For probably a dozen years we all as an extended family would make our way there for Easter. It was a ritual we all craved. There we would eat well – we always ate well – and drink bubbles in the spa and drive up to Mansfield for the fete, or sit around the fire reading.

Otherwise, Mum and Fred would be there once a month probably, and I’d probably join them for the odd weekend two or three times a year. Then there was Christmas.

Generally, they spent a month there after Christmas. A few times, I joined them, but never for that long. I remember the sun blazing down in a perfect blue sky and swimming for hours on end in the kidney-shaped pool or reading on a banana lounge in the shade. We lived a civilised life, and there was always a G&T from about 4.30 in the afternoon, and a bottle of wine or two with dinner.

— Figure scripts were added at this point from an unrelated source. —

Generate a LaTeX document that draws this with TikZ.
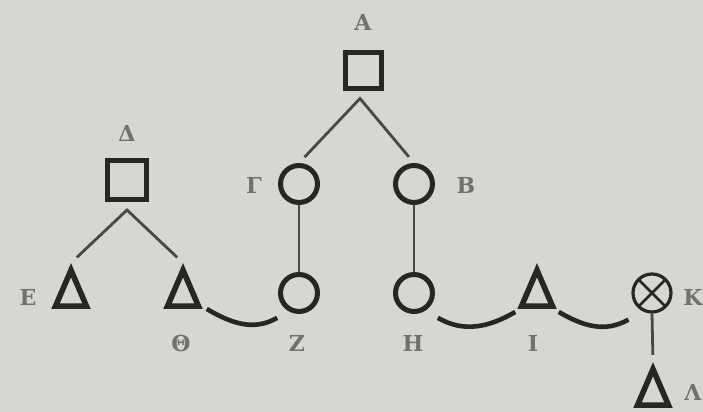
\documentclass[tikz,border=0pt]{standalone}
\usepackage{fontspec}
\setmainfont{DejaVu Serif}
\usetikzlibrary{shapes.geometric}
\definecolor{paper}{RGB}{215,214,208}
\definecolor{ink}{RGB}{38,38,36}
\definecolor{pencil}{RGB}{72,72,70}
\definecolor{letter}{RGB}{112,112,108}
\tikzset{
  sq/.style={draw=ink,line width=2.5pt,rectangle,minimum size=18pt,inner sep=0pt},
  ci/.style={draw=ink,line width=2.5pt,circle,minimum size=18.5pt,inner sep=0pt},
  tri/.style={draw=ink,line width=2.8pt,isosceles triangle,shape border rotate=90,
    isosceles triangle stretches,minimum width=15.5pt,minimum height=18pt,inner sep=0pt},
  cx/.style={draw=ink,line width=1.6pt,circle,minimum size=19pt,inner sep=0pt,
    path picture={\draw[ink,line width=1.3pt]
      (path picture bounding box.north west)--(path picture bounding box.south east)
      (path picture bounding box.north east)--(path picture bounding box.south west);}},
  lbl/.style={text=letter,font=\bfseries\fontsize{11}{11}\selectfont,inner sep=0pt},
  link/.style={draw=pencil,line width=1.4pt},
  tie/.style={draw=ink,line width=2.3pt},
}
\begin{document}
\begin{tikzpicture}[x=0.5pt,y=0.5pt]
\fill[paper](0,0)rectangle(703,412);
\useasboundingbox(0,0)rectangle(703,412);
% first generation
\node[sq](A)at(363,341){};
\node[sq,minimum size=19.5pt](D)at(127,232){};
\node[ci](G)at(299,228){};
\node[ci](B)at(414,228){};
% second generation
\node[tri](E)at(71,116){};
\node[tri](Th)at(183,116){};
\node[ci](Z)at(299,119){};
\node[ci](H)at(414,119){};
\node[tri](I)at(537,116){};
\node[cx](K)at(652,119){};
\node[tri](L)at(653,17){};
% letters
\node[lbl](lA)at(363,390){Α};
\node[lbl](lD)at(127,279){Δ};
\node[lbl](lG)at(254,227){Γ};
\node[lbl](lB)at(466,227){Β};
\node[lbl](lE)at(28,115){Ε};
\node[lbl](lTh)at(181,69){Θ};
\node[lbl](lZ)at(297,69){Ζ};
\node[lbl](lH)at(413,69){Η};
\node[lbl](lI)at(533,69){Ι};
\node[lbl](lK)at(693,115){Κ};
\node[lbl](lL)at(693,20){Λ};
% descent
\draw[link,shorten <=4pt,shorten >=4pt](G.north)--([shift={(-1.5pt,-3.5pt)}]A.south)--(B.north);
\draw[link,shorten <=4pt,shorten >=4pt](E.apex)--([yshift=-4pt]D.south)--(Th.apex);
\draw[link](G.south)--(Z.north);
\draw[link](B.south)--(H.north);
\draw[link,shorten >=3.5pt](K.south)--(L.apex);
% ties
\draw[tie]([xshift=2pt]Th.right corner)to[out=-30,in=-150]([shift={(-3.5pt,-5pt)}]Z.south west);
\draw[tie]([shift={(4.5pt,-5pt)}]H.south east)to[out=-30,in=-150]([shift={(-1pt,-1.5pt)}]I.left corner);
\draw[tie]([shift={(1pt,-1.5pt)}]I.right corner)to[out=-30,in=-150]([shift={(-4.5pt,-6pt)}]K.south west);
\end{tikzpicture}
\end{document}
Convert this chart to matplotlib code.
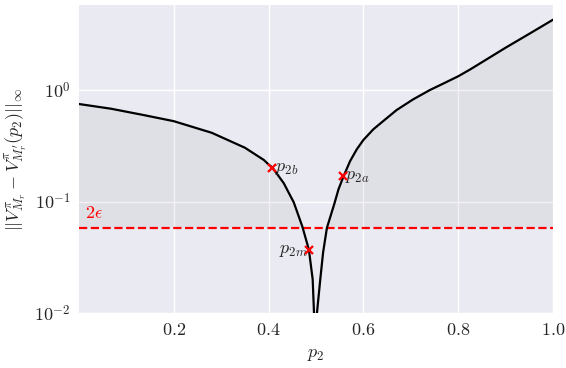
import matplotlib
matplotlib.use("Agg")
import matplotlib.pyplot as plt
import seaborn as sns
import numpy as np

sns.set_theme(style="darkgrid")
plt.rcParams['mathtext.fontset'] = 'cm'
plt.rcParams['font.family'] = ['DejaVu Serif']

# data
p2 = [0.0, 0.068, 0.139, 0.20, 0.28, 0.35, 0.39, 0.40, 0.408, 0.432, 0.453,
      0.471, 0.485, 0.493, 0.4958, 0.499, 0.502, 0.509, 0.515, 0.523, 0.539,
      0.5475, 0.558, 0.572, 0.586, 0.60, 0.621, 0.642, 0.670, 0.705, 0.740,
      0.775, 0.80, 0.825, 0.90, 0.95, 1.0]
gap = [0.75, 0.68, 0.594, 0.526, 0.414, 0.304, 0.236, 0.215, 0.202, 0.146,
       0.0985, 0.06, 0.037, 0.02, 0.01, 0.0001, 0.01, 0.02, 0.035, 0.058,
       0.0965, 0.129, 0.168, 0.231, 0.294, 0.357, 0.445, 0.528, 0.662, 0.826,
       1.0, 1.18, 1.33, 1.53, 2.4, 3.2, 4.28]
two_eps = 0.058
mark_x = [0.408, 0.558, 0.485]
mark_y = [0.202, 0.168, 0.037]
mark_lbl = [r'$p_{2b}$', r'$p_{2a}$', r'$p_{2m}$']
xticks = [0.2, 0.4, 0.6, 0.8, 1.0]
xtick_lbl = [r'$0.2$', r'$0.4$', r'$0.6$', r'$0.8$', r'$1.0$']
yticks = [0.01, 0.1, 1.0]
ytick_lbl = [r'$10^{-2}$', r'$10^{-1}$', r'$10^{0}$']

fig = plt.figure(figsize=(5.66, 3.68), dpi=100)
ax = fig.add_axes([79/566, 1-313/368, (553-79)/566, (313-5)/368])

x = np.array(p2)
y = np.array(gap)
ax.fill_between(x, two_eps, y, where=y >= two_eps, interpolate=True,
                color='grey', alpha=0.1, linewidth=0, zorder=1)
ax.plot(x, y, color='black', lw=1.6, zorder=3)
ax.axhline(two_eps, color='red', ls='--', lw=1.6, zorder=2)
ax.plot(mark_x, mark_y, 'x', color='red', ms=6, mew=1.6, zorder=4)

ax.text(0.013, two_eps*1.12, r'$2\epsilon$', color='red', fontsize=13,
        ha='left', va='bottom')
ax.text(mark_x[0]+0.005, mark_y[0], mark_lbl[0], fontsize=13, ha='left', va='center')
ax.text(mark_x[1]+0.004, mark_y[1], mark_lbl[1], fontsize=13, ha='left', va='center')
ax.text(mark_x[2]-0.003, mark_y[2], mark_lbl[2], fontsize=13, ha='right', va='center')

ax.set_yscale('log')
ax.set_xlim(0.0, 1.0)
ax.set_ylim(0.01, 5.8)
ax.set_xticks(xticks)
ax.set_xticklabels(xtick_lbl, fontsize=13)
ax.set_yticks(yticks)
ax.set_yticklabels(ytick_lbl, fontsize=13)
ax.yaxis.set_minor_locator(matplotlib.ticker.NullLocator())
ax.tick_params(axis='both', length=0, pad=6)
ax.set_xlabel(r'$p_2$', fontsize=13)
ax.set_ylabel(r'$||V^{\pi}_{M_r} - V^{\pi}_{M_r^{\prime}}(p_2)||_{\infty}$', fontsize=13)
for s in ax.spines.values():
    s.set_visible(False)

fig.savefig('out.png', dpi=100)
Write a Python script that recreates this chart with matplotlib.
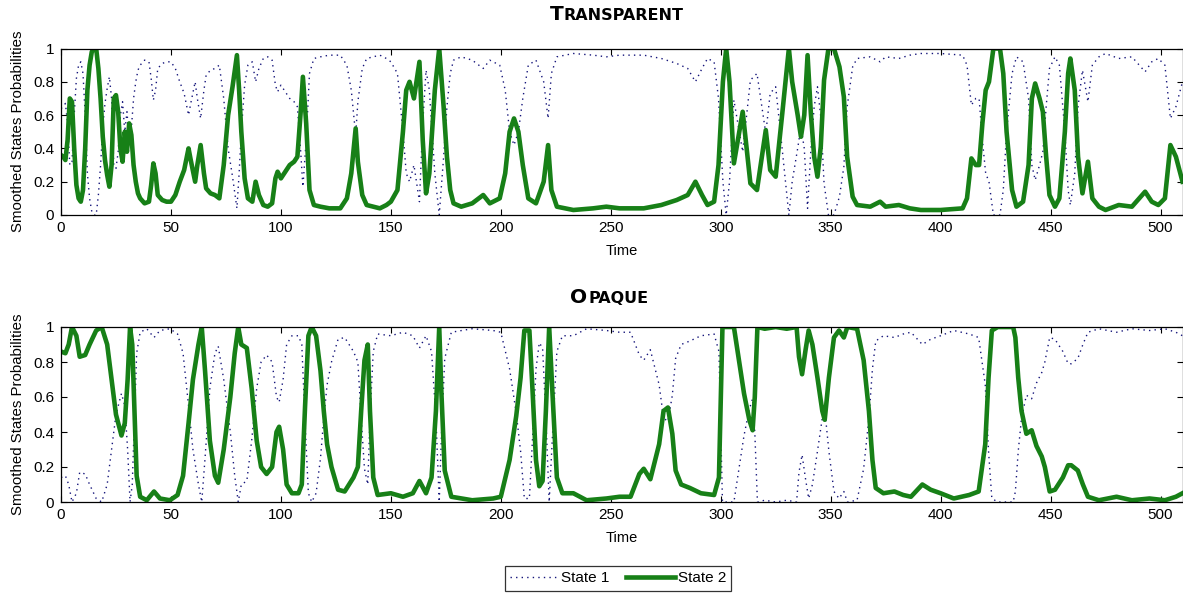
import matplotlib
matplotlib.use("Agg")
import matplotlib.pyplot as plt

# ---------------- data ----------------
top_time = [0, 1, 2, 3, 4, 5, 6, 7, 8, 9,
            10, 11, 12, 13, 14, 15, 16, 17, 18, 19,
            20, 21, 22, 23, 24, 25, 26, 27, 28, 29,
            30, 31, 32, 33, 34, 35, 36, 38, 40, 41,
            42, 43, 44, 46, 48, 50, 52, 54, 56, 58,
            59, 61, 62, 63.5, 65, 66, 68, 70, 72, 74,
            76, 78, 80, 81, 82, 83.5, 85, 87, 88.5, 90,
            92, 94, 96, 97.5, 98.5, 100, 102, 104, 106, 107.5,
            109, 110, 111.5, 113, 115, 118, 122, 127, 130, 132,
            134, 135, 137, 139, 142, 145, 148, 150, 153, 155.5,
            157, 158.5, 160.5, 163, 164.5, 166, 167.5, 170, 172, 174,
            175.5, 177, 178.5, 182, 187, 192, 195, 199.5, 202, 204,
            206, 208, 210, 212.5, 216, 219.5, 221.5, 223, 225.5, 233,
            242, 248, 254, 265, 273, 280, 285, 288.5, 291.5, 294,
            297, 299, 301, 302.5, 304, 306, 310, 313.5, 316.5, 320.5,
            322.5, 325, 328, 331, 332.5, 335, 336.5, 338, 339.5, 341,
            342.5, 344, 345.5, 347, 349, 351.5, 354, 356, 357.5, 360,
            362, 368, 372.5, 375, 381, 386, 391, 400, 410, 412,
            414, 416, 417.5, 419, 420.5, 422, 424, 427, 428.5, 430,
            432.5, 434.5, 437.5, 440, 441.5, 443, 445, 446.5, 448, 449.5,
            452, 454, 456.5, 458, 459, 461, 462.5, 464.5, 467, 469,
            472, 475, 481, 487, 493, 496, 499, 502, 504.5, 507,
            510]
top_state2 = [.36, .35, .33, .45, .70, .68, .40, .18, .10, .08,
              .15, .40, .75, .90, .98, 1.0, 1.0, .88, .70, .47,
              .33, .24, .17, .30, .70, .72, .62, .40, .32, .50,
              .38, .55, .48, .30, .20, .13, .10, .07, .08, .18,
              .31, .25, .12, .09, .08, .08, .12, .20, .27, .40,
              .33, .20, .30, .42, .25, .16, .13, .12, .10, .30,
              .60, .77, .96, .75, .50, .22, .10, .08, .20, .12,
              .06, .05, .07, .22, .26, .22, .26, .30, .32, .35,
              .62, .83, .55, .15, .06, .05, .04, .04, .10, .25,
              .52, .32, .12, .06, .05, .04, .06, .08, .15, .50,
              .75, .80, .70, .92, .45, .13, .25, .75, 1.0, .65,
              .35, .15, .07, .05, .07, .12, .07, .10, .25, .50,
              .58, .50, .30, .10, .07, .20, .42, .15, .05, .03,
              .04, .05, .04, .04, .06, .09, .12, .20, .12, .06,
              .08, .30, .80, 1.0, .80, .31, .62, .19, .15, .51,
              .27, .23, .61, 1.0, .80, .60, .47, .60, .96, .61,
              .35, .23, .41, .81, 1.0, 1.0, .89, .71, .35, .11,
              .06, .05, .08, .05, .06, .04, .03, .03, .04, .10,
              .34, .30, .30, .55, .75, .80, 1.0, 1.0, .85, .50,
              .15, .05, .08, .30, .70, .79, .70, .62, .35, .12,
              .05, .10, .50, .85, .94, .75, .35, .13, .32, .10,
              .05, .03, .06, .05, .14, .08, .06, .10, .42, .35,
              .20]
top_state1 = [.64, .65, .67, .55, .30, .32, .60, .82, .90, .92,
              .85, .60, .25, .10, .02, 0, 0, .12, .30, .53,
              .67, .76, .83, .70, .30, .28, .38, .60, .68, .50,
              .62, .45, .52, .70, .80, .87, .90, .93, .92, .82,
              .69, .75, .88, .91, .92, .92, .88, .80, .73, .60,
              .67, .80, .70, .58, .75, .84, .87, .88, .90, .70,
              .40, .23, .04, .25, .50, .78, .90, .92, .80, .88,
              .94, .95, .93, .78, .74, .78, .74, .70, .68, .65,
              .38, .17, .45, .85, .94, .95, .96, .96, .90, .75,
              .48, .68, .88, .94, .95, .96, .94, .92, .85, .50,
              .25, .20, .30, .08, .55, .87, .75, .25, 0, .35,
              .65, .85, .93, .95, .93, .88, .93, .90, .75, .50,
              .42, .50, .70, .90, .93, .80, .58, .85, .95, .97,
              .96, .95, .96, .96, .94, .91, .88, .80, .88, .94,
              .92, .70, .20, 0, .20, .69, .38, .81, .85, .49,
              .73, .77, .39, 0, .20, .40, .53, .40, .04, .39,
              .65, .77, .59, .19, 0, 0, .11, .29, .65, .89,
              .94, .95, .92, .95, .94, .96, .97, .97, .96, .90,
              .66, .70, .70, .45, .25, .20, 0, 0, .15, .50,
              .85, .95, .92, .70, .30, .21, .30, .38, .65, .88,
              .95, .90, .50, .15, .06, .25, .65, .87, .68, .90,
              .95, .97, .94, .95, .86, .92, .94, .90, .58, .65,
              .80]

bot_time = [0, 2, 3.5, 5, 7, 8.5, 11, 13, 16, 18.5,
            21, 23, 25, 27.5, 29, 30.3, 31.4, 32.4, 33.2, 34.4,
            36, 39, 42.3, 45, 49.5, 53, 55.5, 58, 60, 62.5,
            64, 65.5, 67.7, 70, 71.5, 74, 77, 79, 80.6, 82,
            84.5, 86.7, 89, 91, 93.5, 96, 98, 99.2, 101, 102.6,
            105, 108, 109.5, 111, 112.5, 114, 116, 118, 119.5, 121,
            123, 126, 129, 133, 135, 136.5, 138, 139.5, 140.5, 142,
            144, 150, 155.5, 160, 163, 166, 168.5, 170.5, 172, 173,
            174.5, 177.5, 187, 196.5, 200, 204, 207, 209, 210.7, 213,
            214.5, 216, 217.5, 219, 220.5, 222, 223.5, 225.5, 228, 233,
            239, 248, 254, 259, 263, 265, 268, 272, 274, 276,
            278, 279.5, 282, 286, 291, 297, 299.2, 300.8, 306, 308.3,
            310.6, 313, 314.5, 315.5, 316.7, 320, 325, 330, 334.5, 335.6,
            337, 338.6, 340, 341.7, 344, 346.2, 347.3, 349.2, 351.5, 353.8,
            356, 357.6, 362, 365, 367.4, 369, 370.5, 374, 379, 383,
            386.5, 391.7, 395.5, 400, 406, 413, 417.3, 420.3, 421.8, 423.3,
            426, 430, 433, 434, 435.3, 436.8, 439, 441.4, 443.6, 446,
            447.4, 449.6, 452, 455.6, 458, 459.4, 462.4, 464.7, 467, 472,
            480, 487, 495, 502, 507, 510]
bot_state2 = [.86, .85, .90, 1.0, .95, .83, .84, .90, .98, 1.0,
              .90, .70, .50, .38, .45, .70, 1.0, .90, .60, .15,
              .03, .01, .06, .02, .01, .04, .15, .45, .70, .90,
              1.0, .75, .35, .15, .11, .30, .60, .85, 1.0, .90,
              .88, .65, .35, .20, .16, .20, .40, .43, .30, .10,
              .05, .05, .10, .55, .95, 1.0, .95, .75, .52, .33,
              .20, .07, .06, .14, .20, .52, .81, .90, .52, .14,
              .04, .05, .03, .05, .12, .05, .14, .52, 1.0, .62,
              .18, .03, .01, .02, .03, .24, .49, .71, .98, .98,
              .62, .24, .09, .12, .52, 1.0, .62, .14, .05, .05,
              .01, .02, .03, .03, .16, .19, .13, .33, .52, .54,
              .39, .18, .10, .08, .05, .04, .14, 1.0, 1.0, .81,
              .62, .47, .41, .60, 1.0, .99, 1.0, .99, 1.0, .83,
              .73, .87, .98, .90, .71, .52, .47, .71, .94, .98,
              .94, 1.0, .99, .81, .52, .24, .08, .05, .06, .04,
              .03, .10, .07, .05, .02, .04, .06, .33, .71, .98,
              1.0, 1.0, 1.0, .94, .71, .52, .39, .41, .32, .26,
              .20, .06, .07, .14, .21, .21, .18, .10, .03, .01,
              .03, .01, .02, .01, .03, .05]
bot_state1 = [.14, .15, .10, 0, .05, .17, .16, .10, .02, 0,
              .10, .30, .50, .62, .55, .30, 0, .10, .40, .85,
              .97, .99, .94, .98, .99, .96, .85, .55, .30, .10,
              0, .25, .65, .85, .89, .70, .40, .15, 0, .10,
              .12, .35, .65, .80, .84, .80, .60, .57, .70, .90,
              .95, .95, .90, .45, .05, 0, .05, .25, .48, .67,
              .80, .93, .94, .86, .80, .48, .19, .10, .48, .86,
              .96, .95, .97, .95, .88, .95, .86, .48, 0, .38,
              .82, .97, .99, .98, .97, .76, .51, .29, .02, .02,
              .38, .76, .91, .88, .48, 0, .38, .86, .95, .95,
              .99, .98, .97, .97, .84, .81, .87, .67, .48, .46,
              .61, .82, .90, .92, .95, .96, .86, 0, 0, .19,
              .38, .53, .59, .40, 0, .01, 0, .01, 0, .17,
              .27, .13, .02, .10, .29, .48, .53, .29, .06, .02,
              .06, 0, .01, .19, .48, .76, .92, .95, .94, .96,
              .97, .90, .93, .95, .98, .96, .94, .67, .29, .02,
              0, 0, 0, .06, .29, .48, .61, .59, .68, .74,
              .80, .94, .93, .86, .79, .79, .82, .90, .97, .99,
              .97, .99, .98, .99, .97, .95]

x_ticks = [0, 50, 100, 150, 200, 250, 300, 350, 400, 450, 500]
y_ticks = [0, 0.2, 0.4, 0.6, 0.8, 1.0]
y_ticklabels = ["0", "0.2", "0.4", "0.6", "0.8", "1"]
panel_titles = [("T", "RANSPARENT"), ("O", "PAQUE")]
series_labels = ["State 1", "State 2"]
x_label = "Time"
y_label = "Smoothed States Probabilities"

# ---------------- style ----------------
plt.rcParams["font.family"] = ["Liberation Sans", "DejaVu Sans"]

GREEN = "#178017"
BLUE = "#14147a"
W, H = 1183, 597
fig = plt.figure(figsize=(W / 100, H / 100), dpi=100)
fig.patch.set_facecolor("white")

ax_left = 61 / W
ax_width = (1182.5 - 61) / W
axes_px = [(48.5, 215), (327, 502)]
datasets = [(top_time, top_state1, top_state2), (bot_time, bot_state1, bot_state2)]
axes = []
for (ytop, ybot), (t, s1, s2) in zip(axes_px, datasets):
    ax = fig.add_axes([ax_left, 1 - ybot / H, ax_width, (ybot - ytop) / H])
    l1, = ax.plot(t, s1, color=BLUE, lw=1.0, linestyle=(0, (1, 3.0)), label=series_labels[0])
    l2, = ax.plot(t, s2, color=GREEN, lw=3.3, label=series_labels[1])
    ax.set_xlim(0, 510)
    ax.set_ylim(0, 1)
    ax.set_xticks(x_ticks)
    ax.set_yticks(y_ticks)
    ax.set_yticklabels(y_ticklabels)
    ax.tick_params(direction="in", top=True, right=True, length=4, width=0.8,
                   labelsize=11, pad=4, colors="black")
    ax.tick_params(axis="y", pad=5)
    for sp in ax.spines.values():
        sp.set_linewidth(0.9)
        sp.set_color("black")
    ax.set_xlabel(x_label, fontsize=10.5, labelpad=7)
    ax.set_ylabel(y_label, fontsize=10.8, labelpad=6)
    axes.append(ax)

# small-caps style titles
title_pos = [(616.5, 20.5), (609, 303)]
fig.canvas.draw()
renderer = fig.canvas.get_renderer()
for (first, rest), (xc, yb) in zip(panel_titles, title_pos):
    t1 = fig.text(0, 1 - yb / H, first, fontsize=14.5, fontweight="bold",
                  family="DejaVu Sans", va="baseline", ha="left")
    t2 = fig.text(0, 1 - yb / H, rest, fontsize=11.5, fontweight="bold",
                  family="DejaVu Sans", va="baseline", ha="left")
    w1 = t1.get_window_extent(renderer).width
    w2 = t2.get_window_extent(renderer).width
    x0 = xc - (w1 + w2) / 2
    t1.set_x(x0 / W)
    t2.set_x((x0 + w1 + 0.5) / W)

leg = fig.legend(handles=[l1, l2], labels=series_labels, loc="center",
                 bbox_to_anchor=(618 / W, 1 - 578.5 / H), ncol=2,
                 fontsize=11, frameon=True, fancybox=False, edgecolor="black",
                 handlelength=3.2, handletextpad=0.15, columnspacing=1.1,
                 borderpad=0.35, borderaxespad=0)
leg.get_frame().set_linewidth(0.9)

fig.savefig("out.png", dpi=100, facecolor="white")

I always took a bag of books with me and would progressively work my way through it. We slept late most days. Sometimes we’d go for a drive, but mostly stayed at the property, and occasionally would drive the winding track up into the hills, were the kangaroos bounded and the smell of wattle was in the air.

There was work to be done as well – fixing a fence or mowing the lawn. Mum would work in the garden, and there was always firewood to be chopped. But then we’d break it up with a cold beer, and maybe fire up the BBQ.

The point I’m making is that it was a life away from life. The place wrapped itself around you, and you shared it with people you loved, and who loved you.

Somehow, this is what I crave this year. Fred died in 2007, and mum a few years later, and that time – which felt eternal – conclusively ended. Now, there’s nothing more I would rather than to pack up the car with Rigby beside me and spend 2-3 weeks doing fuck-all in that magical place.

Like I said, it’s sentimental. How I miss it. How I miss all of it, particularly now.